Friday, December 25, 2009

Ideology -Health Reform - "Screaming Big Deal" to Progressives, "Monstrous Big Price" to Conservatives

Matthew Holt, a transplanted Englishman, hangs out in San Francisco, where he preaches the gospel of government-directed care and care transmitted to consumers via Health 2.0. He is a co-founder of Health 2.0, and he directs The Health Care Blog, a widely read blog where he occasionally features my work. In any event, here is his take on the necessity of health reform.

Senate Passes Bill, More To Come

By MATTHEW HOLT


It's Christmas Eve and the Senate just passed a major health reform bill. Personally I think the reforms in it are relatively minor, but the passage of the bill itself is a screaming big deal. When I say minor, what I mean is that we’re leaving in place the inefficient employment-based health benefits system, and we’re expanding insurance mostly by putting more people into the separate but equal Medicaid program.
But this bill is a statement, and an important one.

For the first time we’re acknowledging that everyone ought to have health insurance and that those unable to afford it should be subsidized by the government. We’re also saying that insurance companies should take all comers at a consistent price without respect to health condition (and hopefully we’re implying that their job is to manage care not risk-select). Finally we’re saying that the majority of the cost can be paid for by redirecting inefficient spending within the health care system, and by taxing benefits that are only tax-free because of historical accident.
Building on those principles it may be possible to get us to a more equitable and more efficient health care system."

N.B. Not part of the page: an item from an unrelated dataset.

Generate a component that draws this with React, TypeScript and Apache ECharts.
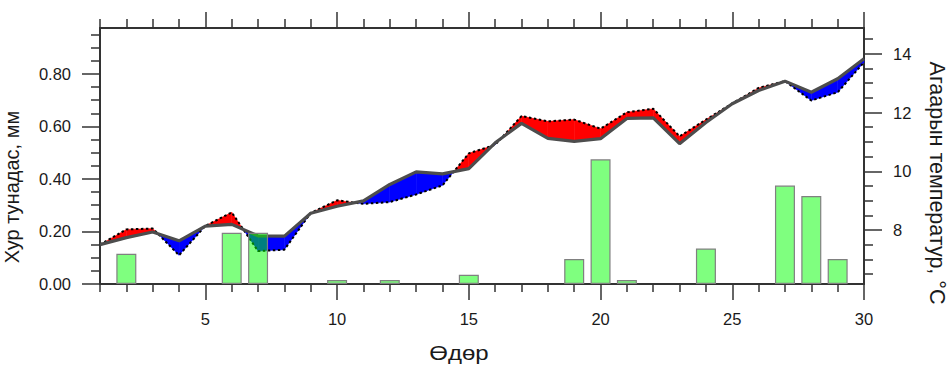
import React, { useEffect, useRef } from "react";
import * as echarts from "echarts";

// Day of month
const days = [1,2,3,4,5,6,7,8,9,10,11,12,13,14,15,16,17,18,19,20,21,22,23,24,25,26,27,28,29,30];
// Precipitation, mm (left axis)
const precip = [0,0.115,0,0,0,0.195,0.195,0,0,0.015,0,0.015,0,0,0.035,0,0,0,0.095,0.475,0.015,0,0,0.135,0,0,0.375,0.335,0.095,0];
// Air temperature, °C (right axis): solid gray line (normal) and dotted black line (observed)
const tempNormal = [7.50,7.74,7.93,7.63,8.13,8.19,7.80,7.79,8.57,8.81,8.99,9.55,9.98,9.91,10.09,10.97,11.63,11.12,11.02,11.11,11.80,11.82,10.94,11.66,12.30,12.75,13.07,12.69,13.15,13.83];
const tempActual = [7.50,8.02,8.05,7.14,8.14,8.60,7.28,7.33,8.58,9.01,8.89,8.95,9.21,9.52,10.61,10.90,11.88,11.70,11.76,11.45,12.01,12.13,11.19,11.76,12.31,12.84,13.07,12.41,12.69,13.71];

// Tick labels / tick positions
const xMajorTicks = [5,10,15,20,25,30];
const xMinorTicks = [1,2,3,4,6,7,8,9,11,12,13,14,16,17,18,19,21,22,23,24,26,27,28,29];
const precipMajorTicks = [0,0.2,0.4,0.6,0.8];
const precipMinorTicks = [0.05,0.1,0.15,0.25,0.3,0.35,0.45,0.5,0.55,0.65,0.7,0.75,0.85,0.9,0.95];
const tempMajorTicks = [8,10,12,14];
const tempMinorTicks = [6.5,7,7.5,8.5,9,9.5,10.5,11,11.5,12.5,13,13.5,14.5];

const X_MIN = 1, X_MAX = 30;
const P_MIN = 0, P_MAX = 0.975;
const T_MIN = 6.16, T_MAX = 14.88;

const FONT = "'Liberation Sans', Arial, Helvetica, sans-serif";
const AXIS_COLOR = "#333";
const TEXT_COLOR = "#1a1a1a";

export default function App() {
  const ref = useRef<HTMLDivElement>(null);

  useEffect(() => {
    if (!ref.current) return;
    const chart = echarts.init(ref.current, undefined, { renderer: "svg" });

    const barData = days
      .map((d, i) => [d, precip[i]])
      .filter((p) => (p[1] as number) > 0);
    const normalData = days.map((d, i) => [d, tempNormal[i]]);
    const actualData = days.map((d, i) => [d, tempActual[i]]);
    const segData = days.slice(0, -1).map((d, i) => [
      d, tempNormal[i], tempActual[i], tempNormal[i + 1], tempActual[i + 1],
    ]);

    const tickLine = { color: AXIS_COLOR, width: 1.5 };

    const xAxisBase = (pos: string, ticks: number[], len: number, showLine: boolean, labels: boolean) => ({
      type: "value",
      position: pos,
      min: X_MIN,
      max: X_MAX,
      axisLine: { show: showLine, onZero: false, lineStyle: { color: AXIS_COLOR, width: 2 } },
      axisTick: { show: true, inside: false, length: len, customValues: ticks, lineStyle: tickLine },
      axisLabel: labels
        ? { show: true, customValues: ticks, margin: 26, fontSize: 16.5, fontFamily: FONT, color: TEXT_COLOR }
        : { show: false },
      splitLine: { show: false },
    });

    const yAxisBase = (
      pos: string, min: number, max: number, ticks: number[], len: number,
      showLine: boolean, labels: boolean, fmt?: (v: number) => string
    ) => ({
      type: "value",
      position: pos,
      min,
      max,
      axisLine: { show: showLine, onZero: false, lineStyle: { color: AXIS_COLOR, width: 2 } },
      axisTick: { show: true, inside: false, length: len, customValues: ticks, lineStyle: tickLine },
      axisLabel: labels
        ? {
            show: true, customValues: ticks, margin: 29, fontSize: 16.5, fontFamily: FONT, color: TEXT_COLOR,
            formatter: fmt,
          }
        : { show: false },
      splitLine: { show: false },
    });

    chart.setOption({
      animation: false,
      backgroundColor: "#fff",
      grid: { left: 100, right: 86, top: 28, bottom: 82, containLabel: false },
      xAxis: [
        xAxisBase("bottom", xMajorTicks, 16, true, true),
        xAxisBase("top", xMajorTicks, 16, true, false),
        xAxisBase("bottom", xMinorTicks, 8, false, false),
        xAxisBase("top", xMinorTicks, 9, false, false),
      ],
      yAxis: [
        yAxisBase("left", P_MIN, P_MAX, precipMajorTicks, 18, true, true, (v: number) => v.toFixed(2)),
        yAxisBase("right", T_MIN, T_MAX, tempMajorTicks, 18, true, true, (v: number) => String(v)),
        yAxisBase("left", P_MIN, P_MAX, precipMinorTicks, 9, false, false),
        yAxisBase("right", T_MIN, T_MAX, tempMinorTicks, 9, false, false),
      ],
      graphic: [
        {
          type: "text",
          x: 12,
          y: 187,
          rotation: Math.PI / 2,
          style: {
            text: "Хур тунадас, мм",
            font: `20px ${FONT}`,
            fill: TEXT_COLOR,
            align: "center",
            verticalAlign: "middle",
          },
        },
        {
          type: "text",
          x: 937,
          y: 183,
          rotation: -Math.PI / 2,
          style: {
            text: "Агаарын температур, °С",
            font: `21.5px ${FONT}`,
            fill: TEXT_COLOR,
            align: "center",
            verticalAlign: "middle",
          },
        },
        {
          type: "text",
          x: 459,
          y: 353,
          scaleX: 1.2,
          style: {
            text: "Өдөр",
            font: `20px ${FONT}`,
            fill: TEXT_COLOR,
            align: "center",
            verticalAlign: "middle",
          },
        },
      ],
      series: [
        {
          type: "custom",
          xAxisIndex: 0,
          yAxisIndex: 1,
          z: 2,
          silent: true,
          encode: { x: 0, y: [1, 2] },
          data: segData,
          renderItem: (params: any, api: any) => {
            const d0 = api.value(0) as number;
            const g0 = api.value(1) as number;
            const t0 = api.value(2) as number;
            const g1 = api.value(3) as number;
            const t1 = api.value(4) as number;
            const d1 = d0 + 1;
            const a = t0 - g0;
            const b = t1 - g1;
            const RED = "#ff0000";
            const BLUE = "#0000ff";
            const poly = (pts: number[][], fill: string) => ({
              type: "polygon",
              shape: { points: pts.map((p) => api.coord(p)) },
              style: { fill, stroke: fill, lineWidth: 0.5 },
            });
            const children: any[] = [];
            if (a * b >= 0) {
              if (a !== 0 || b !== 0) {
                children.push(poly([[d0, t0], [d1, t1], [d1, g1], [d0, g0]], a + b > 0 ? RED : BLUE));
              }
            } else {
              const t = a / (a - b);
              const xc = d0 + t;
              const yc = g0 + t * (g1 - g0);
              children.push(poly([[d0, t0], [xc, yc], [d0, g0]], a > 0 ? RED : BLUE));
              children.push(poly([[xc, yc], [d1, t1], [d1, g1]], b > 0 ? RED : BLUE));
            }
            return { type: "group", children };
          },
        },
        {
          type: "line",
          xAxisIndex: 0,
          yAxisIndex: 1,
          z: 3,
          data: actualData,
          symbol: "none",
          silent: true,
          lineStyle: { color: "#000", width: 2, type: [2.5, 2.5] },
        },
        {
          type: "line",
          xAxisIndex: 0,
          yAxisIndex: 1,
          z: 4,
          data: normalData,
          symbol: "none",
          silent: true,
          lineStyle: { color: "#4d4d4d", width: 3.2 },
        },
        {
          type: "bar",
          xAxisIndex: 0,
          yAxisIndex: 0,
          z: 5,
          data: barData,
          barWidth: 20,
          silent: true,
          itemStyle: { color: "rgba(0,255,0,0.5)", borderColor: "#808080", borderWidth: 1.2 },
        },
      ],
    });

    return () => chart.dispose();
  }, []);

  return (
    <div
      ref={ref}
      style={{ position: "fixed", left: 0, top: 0, width: 950, height: 366, background: "#fff" }}
    />
  );
}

KARL ROVE: "Real Price of The Senate Health Bill," The Wall Street Journal

Karl Rove, the so-called architect of conservative politics thinks differently than Matthew Holt. He calls the Senate Health plan a "monstrosity" - a government "gift that will keep on taking."

Here is his statistical thinking on why government will take more than it will give,

1. It will keep on taking taxes in these yearly increments from 2010 to 2019 (in billions of dollars) - 1.9 (2010) 7.1 (2011), 9.1 (2012), 32.6 (2013), 39.3 (2014), 57.5 (2015(, 75.9 (2016)*, 88.6 (2017), 98.9 (2018), 106.8 (2019)

2. It will keep on cutting Medicare (in billions of dollars) - 0.4 (2010), 9.9(2011), 15.9 (2012), 25.1 (2013), 48.4 (2014),51.3 (2015), 58.8 (2016)*, 74.5 (2017), 80.6 (2018), 106.8 (2019)

3. It will keep on increasing spending (in billions of dollars) - 2 (2010), 4(2011), 5 (2012), 6 (2013), 60 (2014), 99 (2015), 151 (2016)*, 172 (2017), 184 (2018), and 199(2019)

Please note the Rove factors - more taxes, more Medicare cuts, more spending - escalate about 2016, the year after Obama would leave office if he were to be re-elected in 2012. But taxes start up now, Medicare cuts crank up after next fall's election, subsidies for the uninsured and underinsured commence in earnest in 5 years. The total cost is not $871 billion, says Rove, but $2.4 trillion if you count tax credits and Medicaid expansion.

For progressives, the government giveth; for conservatives,the government taketh away.

So much for the give and take of politics, as seen from the left and right.